Now that the big day is over, I can tell you about Catie's National History Day project!

This is our first year attending a school that participates in the National History Day competition, so this was a new, scary challenge for her. She had never even had to to do a long term project before her science fair project earlier this year, and I allowed her to do that as a partner project. She got really lucky in her science fair partner, and said partner did a beautiful job on the project... Catie helped a little...  

So when Catie told me that she wanted to team up with her science fair partner again to do NHD, I put my foot down. It was going to be a solo venture for her this time - she had to do all the work, or I'd worry that she hadn't done ANY of it. Now, there are different styles of project that they're allowed to do - a research paper, a 8.5 - 10 minute performance, an exhibit, a documentary, or a website. And of all the things to choose, she picked the performance! That meant she had to write a 1200 word script with bibliography, memorize it, and perform it in costume for the judges. I mean, I can understand if she had done a group performance (and I might let her do it that way next year) - performing a 10 minute script with up to 4 other people wouldn't be so bad. But she really made it tough on herself doing a solo performance - she had to have that whole thing memorized on her own with no note cards! And because she's my daughter, it took a little (a lot) of pushing for her to have her final draft done the week before so she'd have some time to memorize it. Catie is my penance for the things I put my mother through as a kid.
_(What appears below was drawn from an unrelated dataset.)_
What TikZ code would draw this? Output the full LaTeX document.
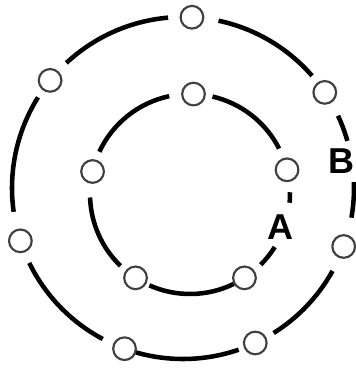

(She chose to focus on Clara Barton and the American Red Cross, so she's dressed as a WWI Red Cross nurse. Yeah, I had to sew. Sigh.)

I think she chose the performance because she thought it would be less work than the paper. AHAHHHAAHAHAAAA! Somehow she didn't realize that a 8.5 minute speech is around 1200 words to write, then memorize, then PERFORM.


There are some amazing projects put forth every year, so to be perfectly honest I just hoped she would get a decent grade in history class for this - it was required, and a fair chunk of her class grade.

The Big news? She got an A+ and is moving on to the regional level! We're very proud - she's a little nervous, because now this means she has to refine her performance and do it again!